The symmetric group $S_n$ has presentation $$S_n = \{ s_1,...,s_{n-1} | s_is_{i+1}s_i=s_{i+1}s_is_{i+1}, \text{ } s_i^2=1 , \text{ and } s_is_j = s_js_i \text{ for } |i-j| \geq 2\}$$
If we take away the relation $s_i^2=1$ we get the braid group:
$$B_n = \{ s_1,...,s_{n-1} | s_is_{i+1}s_i=s_{i+1}s_is_{i+1},\ \text{ } s_is_j = s_js_i \text{ for } |i-j| \geq 2\}$$
Thus elements $b \in B_n$ are equivalence classes, with $b \cong c$ if the braid word that represents $b$ differs from the braid word representing $c$ by finite many applications of the relations.
I am trying to understand, given an element $b \in B_n$, what is its cardinality as an equivalence class as an element of $B_n$?
For example, let $b=(1,2,3,1,2,3)$. Then I'm pretty sure, by brute force, I've calculated that there are $7$ different braid words that can represent $b$:
$(1,2,3,1,2,3)$
$(1,2,1,3,2,3)$
$(2,1,2,3,2,3)$
$(2,1,3,2,3,3)$
$(2,3,1,2,3,3)$
$(1,2,1,2,3,2)$
$(2,1,2,2,3,2)$
Does anyone know how I could figure this out in a more sophisitcated way?

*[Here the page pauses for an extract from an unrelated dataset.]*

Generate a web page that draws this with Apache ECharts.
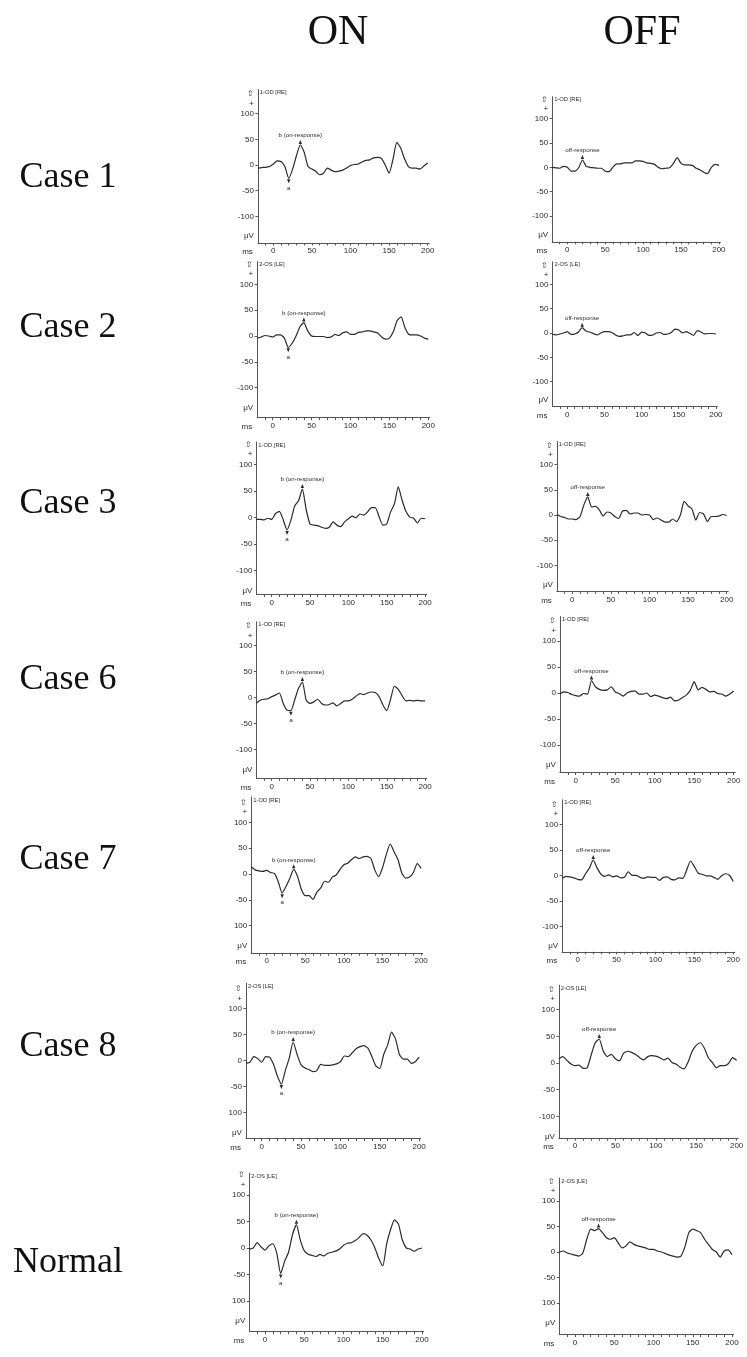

I know word problems such as this have been well studied. Also, is there a systemic way to determine when two braid words are equivalent? Thank you.
The equivalence classes are all countably infinite.
In fact, from the presentations one reads off a surjective homomorphism $B_n \to S_n$ taking each generator of $B_n$ to the same-named generator of $S_n$. Your equivalence classes are simply the cosets of the kernel of this homomorphism. Since $B_n$ is countably infinite and $S_n$ is finite, and since the cosets all have the same cardinality (a fact true of every group homomorphism), it follows that the cosets are all countably infinite.
By the way, I'll add that the notation of your "brute force calculation" does not make much sense to me; I don't know what those sequences of natural numbers in that calculation are supposed to represent, either as elements of $S_n$ or of $B_n$. Elements of $S_n$ or of $B_n$ can, by definition of a generating set, each be written as a finite word in the generators. For example each element of $B_3$ or of $S_3$ can all be written as a word in the letters $s_1,s_2$; a specific example of such a word is $$s_1^2s_2^{-1}s_1^{4}s_2^3 = s_1 s_1 s_2^{-1} s_1 s_1 s_1 s_1 s_2 s_2 s_2 $$ Given two such words, to say they represent the same element of $B_3$ means, as you say, that you can get from one word to the other by applying the relations of $B_3$. On top of that, to say those two words represent the same element of $S_3$ means that you can get from one to the other by applying the larger set of relations of $S_3$.